D.S : Comme vous le savez dans notre pays les femmes sont à la base du développement. Vous avez été à Séfa et vous avez vu le rôle important que les femmes jouent. Les femmes y ont été formées, elles sont regroupées en GEA et font la production. Cala leur a permis vraiment de rehausser leur niveau de vie et quelque part d’avoir des revenus. Aussi bien à Séfa qu’à Keur Momar Sarr, les femmes s’investissent dans l’agriculture au niveau des Dac. Et elles sont toutes satisfaites d’être prises en compte par ce programme.

Inclusivement le Dac de Séfa a réussi sa pénétration dans la zone en ce sens que les populations en sont très fières. Quelles stratégies comptez-vous adopter pour que dans d’autres contrées où sont implantées des Dac les populations aient ce sentiment de fierté de ces fermes modernes ?

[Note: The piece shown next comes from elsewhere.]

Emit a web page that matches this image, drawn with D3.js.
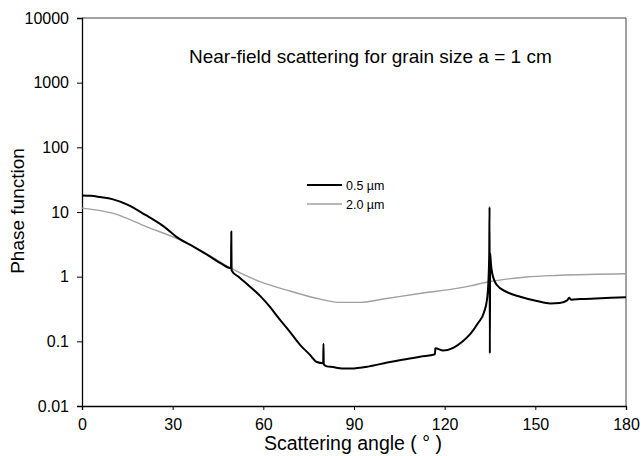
<!DOCTYPE html>
<html>
<head>
<meta charset="utf-8">
<script src="https://cdn.jsdelivr.net/npm/d3@7"></script>
<style>
  body { margin: 0; background: #fff; }
  text { font-family: "Liberation Sans", Arial, sans-serif; fill: #000; }
</style>
</head>
<body>
<div id="chart"></div>
<script>
// Hard Code values ---------- ---------- ----------
let canvasW = 643, canvasH = 456;
let margin = {top: 18, right: 17, bottom: 50, left: 82};
let title = "Near-field scattering for grain size a = 1 cm";

// Data ---------- ---------- ----------
let xTicks = [0, 30, 60, 90, 120, 150, 180];
let yTicks = [10000, 1000, 100, 10, 1, 0.1, 0.01];
let yTickLabels = ["10000", "1000", "100", "10", "1", "0.1", "0.01"];
let seriesNames = ["0.5 \u00b5m", "2.0 \u00b5m"];

// 0.5 um (black)
let angle05 = [0, 3, 6, 10, 15, 21, 27, 32, 37, 42, 46, 49.3, 49.4, 49.5, 52, 55.6, 59, 62.2, 65, 68.8,
  72, 75.4, 77.7, 79.8, 79.9, 80.0, 81, 83, 86, 89, 95, 101, 106, 112, 116.8, 116.9, 119.5, 123,
  126, 128.5, 131, 133, 134, 134.5, 134.75, 134.85, 134.95, 135.05, 135.3, 135.7, 137.2, 140.5,
  145, 150.5, 155, 158, 160.5, 161.2, 161.8, 165, 170, 175, 180];
let phase05 = [18, 17.8, 17, 15.8, 13, 9.0, 6.0, 3.9, 2.9, 2.1, 1.6, 1.35, 5.0, 1.25, 0.98, 0.70, 0.5, 0.34, 0.23, 0.14,
  0.09, 0.062, 0.048, 0.046, 0.092, 0.044, 0.041, 0.04, 0.038, 0.038, 0.041, 0.047, 0.052, 0.058, 0.063, 0.078, 0.072, 0.08,
  0.1, 0.13, 0.19, 0.28, 0.44, 0.9, 2.3, 12, 0.065, 2.3, 1.6, 1.15, 0.75, 0.58,
  0.49, 0.42, 0.385, 0.39, 0.43, 0.47, 0.44, 0.45, 0.46, 0.47, 0.48];

// 2.0 um (gray)
let angle20 = [0, 10.4, 21.4, 32.4, 42.4, 48.3, 58.9, 68.8, 78.8, 85.4, 92, 100.8, 111.8, 125, 128.4, 135, 147, 158, 180];
let phase20 = [11.5, 9.5, 5.9, 3.7, 2.1, 1.43, 0.84, 0.6, 0.45, 0.40, 0.40, 0.46, 0.55, 0.67, 0.72, 0.84, 0.99, 1.05, 1.11];

//Initialize ---------- ---------- ----------
let w = canvasW - margin.left - margin.right, h = canvasH - margin.top - margin.bottom;
let svg = d3.select("#chart").append("svg").attr("width", canvasW).attr("height", canvasH);
let g = svg.append("g").attr("transform", "translate(" + margin.left + "," + margin.top + ")");

let x = d3.scaleLinear().domain([0, 180]).range([0, w]);
let y = d3.scaleLog().domain([0.01, 10000]).range([h, 0]);

// Frame (top and right)
g.append("line").attr("x1", 0).attr("x2", w).attr("y1", 0).attr("y2", 0)
  .attr("stroke", "#444").attr("stroke-width", 1);
g.append("line").attr("x1", w).attr("x2", w).attr("y1", 0).attr("y2", h)
  .attr("stroke", "#444").attr("stroke-width", 1);

// Axes
let xAxis = g.append("g").attr("transform", "translate(0," + h + ")")
  .call(d3.axisBottom(x).tickValues(xTicks).tickSize(4).tickPadding(9).tickFormat(d3.format("d")));
let yAxis = g.append("g")
  .call(d3.axisLeft(y).tickValues(yTicks).tickSize(5).tickPadding(8).tickFormat((d, i) => yTickLabels[i]));
[xAxis, yAxis].forEach(a => {
  a.select(".domain").attr("stroke", "#000").attr("stroke-width", 1.3);
  a.selectAll(".tick line").attr("stroke", "#000");
  a.selectAll(".tick text").style("font-size", "16px").attr("fill", "#000");
});

// Lines
let line = d3.line().x(d => x(d[0])).y(d => y(d[1])).curve(d3.curveMonotoneX);
g.append("path").datum(d3.zip(angle20, phase20))
  .attr("d", line)
  .attr("fill", "none").attr("stroke", "#a0a0a0").attr("stroke-width", 1.4);
g.append("path").datum(d3.zip(angle05, phase05))
  .attr("d", line)
  .attr("fill", "none").attr("stroke", "#000").attr("stroke-width", 2).attr("stroke-linejoin", "round");

// Title
g.append("text").attr("x", 189 - margin.left).attr("y", 63 - margin.top)
  .style("font-size", "19px").text(title);

// Legend
let legend = g.append("g").attr("transform", "translate(" + (307 - margin.left) + "," + (185 - margin.top) + ")");
let legColors = ["#000", "#a0a0a0"], legWidths = [2, 1.4];
seriesNames.forEach((s, i) => {
  legend.append("line").attr("x1", 0).attr("x2", 35).attr("y1", i * 19).attr("y2", i * 19)
    .attr("stroke", legColors[i]).attr("stroke-width", legWidths[i]);
  legend.append("text").attr("x", 39).attr("y", i * 19 + 4.5).style("font-size", "12.5px").text(s);
});

// Axis titles
svg.append("text").attr("x", 353).attr("y", 450).attr("text-anchor", "middle")
  .style("font-size", "19.5px").text("Scattering angle ( \u00b0 )");
svg.append("text").attr("transform", "translate(24," + 211 + ") rotate(-90)").attr("text-anchor", "middle")
  .style("font-size", "19px").text("Phase function");
</script>
</body>
</html>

D.S : La démarche que l’on adopte un peu partout … vous savez le président de la République qui a eu l’idée de créer cet important programme à une vision. Cette vision c’est la territorialisation du développement. Ce n’est pas pour rien qu’il a investi des milliards dans les zones les plus reculées pour donner à ces jeunes qui sont formés dans les métiers de l’agriculture. La potentialité de ces zones c’est l’agriculture, élevage et pisciculture. C’est pour dire tout simplement qu’un jeune de Sédhiou ou de Tambacounda, de Keur Momar Sarr sache qu’avec ces infrastructures de dernière génération qu’avec ces investissements qu’il peut valoriser les potentialités de son terroir. Ce qui est important. Et chez les populations on sent une certaine fierté. On sait que le développement ne se limite pas à Dakar ou dans les zones urbaines. Le Sénégal est en train de le montrer à travers le président de la République qui a beaucoup investi dans les zones rurales.

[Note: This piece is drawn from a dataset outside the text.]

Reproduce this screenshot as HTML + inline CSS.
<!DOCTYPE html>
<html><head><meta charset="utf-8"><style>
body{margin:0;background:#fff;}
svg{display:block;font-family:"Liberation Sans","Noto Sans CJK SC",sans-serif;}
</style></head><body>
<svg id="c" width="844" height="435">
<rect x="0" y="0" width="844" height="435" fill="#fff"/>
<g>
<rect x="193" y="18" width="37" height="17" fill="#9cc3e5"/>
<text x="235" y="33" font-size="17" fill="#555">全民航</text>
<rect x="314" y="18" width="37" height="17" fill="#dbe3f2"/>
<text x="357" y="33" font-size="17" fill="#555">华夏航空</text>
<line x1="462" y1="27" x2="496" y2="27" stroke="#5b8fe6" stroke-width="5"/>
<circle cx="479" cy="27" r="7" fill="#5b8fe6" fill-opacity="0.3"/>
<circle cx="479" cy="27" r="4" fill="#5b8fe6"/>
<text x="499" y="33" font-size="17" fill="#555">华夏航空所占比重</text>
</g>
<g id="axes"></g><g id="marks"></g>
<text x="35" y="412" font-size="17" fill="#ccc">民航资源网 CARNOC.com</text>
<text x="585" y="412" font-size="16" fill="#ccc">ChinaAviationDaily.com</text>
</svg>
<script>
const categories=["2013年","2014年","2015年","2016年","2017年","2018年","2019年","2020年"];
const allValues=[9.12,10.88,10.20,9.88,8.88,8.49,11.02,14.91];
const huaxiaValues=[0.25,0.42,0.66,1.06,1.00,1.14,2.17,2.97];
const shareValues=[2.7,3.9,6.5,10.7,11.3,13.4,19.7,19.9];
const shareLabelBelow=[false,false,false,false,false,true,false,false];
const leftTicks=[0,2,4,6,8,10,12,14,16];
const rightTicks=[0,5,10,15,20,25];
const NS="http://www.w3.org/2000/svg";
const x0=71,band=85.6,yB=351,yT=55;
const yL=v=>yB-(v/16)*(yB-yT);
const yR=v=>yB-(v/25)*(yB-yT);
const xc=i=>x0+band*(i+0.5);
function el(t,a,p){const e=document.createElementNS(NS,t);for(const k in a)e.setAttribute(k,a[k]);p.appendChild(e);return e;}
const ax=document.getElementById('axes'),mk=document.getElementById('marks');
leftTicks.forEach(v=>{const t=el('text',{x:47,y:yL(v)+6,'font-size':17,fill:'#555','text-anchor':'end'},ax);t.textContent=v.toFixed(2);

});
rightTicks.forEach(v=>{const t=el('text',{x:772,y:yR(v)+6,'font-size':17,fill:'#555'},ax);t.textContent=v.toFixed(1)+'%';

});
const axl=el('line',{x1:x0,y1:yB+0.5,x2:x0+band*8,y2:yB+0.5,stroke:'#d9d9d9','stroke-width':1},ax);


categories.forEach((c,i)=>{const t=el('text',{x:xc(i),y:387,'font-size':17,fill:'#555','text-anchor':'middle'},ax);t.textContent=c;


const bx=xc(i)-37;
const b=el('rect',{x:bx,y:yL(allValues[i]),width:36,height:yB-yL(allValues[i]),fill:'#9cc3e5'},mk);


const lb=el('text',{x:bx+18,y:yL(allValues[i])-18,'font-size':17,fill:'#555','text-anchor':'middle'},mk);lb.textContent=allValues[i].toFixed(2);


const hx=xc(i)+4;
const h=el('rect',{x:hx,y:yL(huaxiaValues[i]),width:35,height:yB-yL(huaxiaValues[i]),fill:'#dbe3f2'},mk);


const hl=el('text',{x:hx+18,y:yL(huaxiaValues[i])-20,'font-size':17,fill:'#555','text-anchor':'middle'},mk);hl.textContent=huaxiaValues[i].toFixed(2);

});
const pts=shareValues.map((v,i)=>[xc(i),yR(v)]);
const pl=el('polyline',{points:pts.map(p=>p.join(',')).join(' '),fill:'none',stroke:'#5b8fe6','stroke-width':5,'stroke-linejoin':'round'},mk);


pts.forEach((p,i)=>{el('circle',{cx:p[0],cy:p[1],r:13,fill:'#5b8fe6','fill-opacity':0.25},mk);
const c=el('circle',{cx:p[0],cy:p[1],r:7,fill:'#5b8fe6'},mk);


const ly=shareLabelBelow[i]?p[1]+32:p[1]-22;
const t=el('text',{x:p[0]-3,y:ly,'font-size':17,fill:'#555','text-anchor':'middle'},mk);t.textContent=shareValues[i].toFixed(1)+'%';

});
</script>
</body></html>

Le Prodac reste un bon modèle d’après les experts. Et ce modèle pourrait certainement inspirer d’autres pays du continent. Est-ce qu’il arrive qu’on vous interpelle lors des forums, salons et autres rencontres internationales sur ce programme?

D.S : Bien sûr. D’ailleurs je sors d’une réunion ce matin (le jour de l’entretien jeudi 19 octobre dans l’après-midi ndlr) avec son excellence, l’ambassadeur du Rwanda au Sénégal. Au-delà de la coopération nord-sud, la coopération sud-sud est aussi importante. Je veux dire au niveau africain.

Nous étions partis lui expliquer ce qu’est un domaine agricole communautaire et les opportunités qu’offre ce programme à d’éventuels investisseurs africains. Donc comme je l’ai dit tout à l’heure, il y a 25% des terres qui sont réservés aux privés qui peuvent être des Sénégalais ou Africains. De ce fait, nous participons à des salons pour vendre ce modèle. C’est aussi une manière d’envoyer un message aux investisseurs étrangers pour leur dire qu’il y a des possibilités avec le Prodac pour développer des activités. Nous ce qui nous intéresse : c’est la création d’emplois et l’optimisation de la production alimentaire au Sénégal. Nous prévoyons des rencontres avec d’autres autorités à travers leur ambassade. Donc le Prodac au-delà du Sénégal est en train de montrer toutes les potentialités qu’il peut offrir à des investisseurs aussi bien Sénégalais qu’étrangers.

Et quel appel lancez-vous aux privés africains désireux d’investir au Sénégal notamment dans le secteur agricole ?

D.S : Nous leur disons que nous sommes dans un pays africain, le Sénégal où l’Etat, à travers le président de la République, a eu l’idée d’implanter dans les zones les plus reculées du Sénégal, des domaines agricoles communautaires qui sont prêts à les accueillir. Ces domaines sont dans des zones rurales où il y a énormément de potentialités et qu’ils peuvent y développer leurs activités, y faire leur business. Et que nous sommes vraiment ouverts à les rencontrer à leur montrer ce que nous faisons dans les Dac. Ce sont des opportunités pour eux.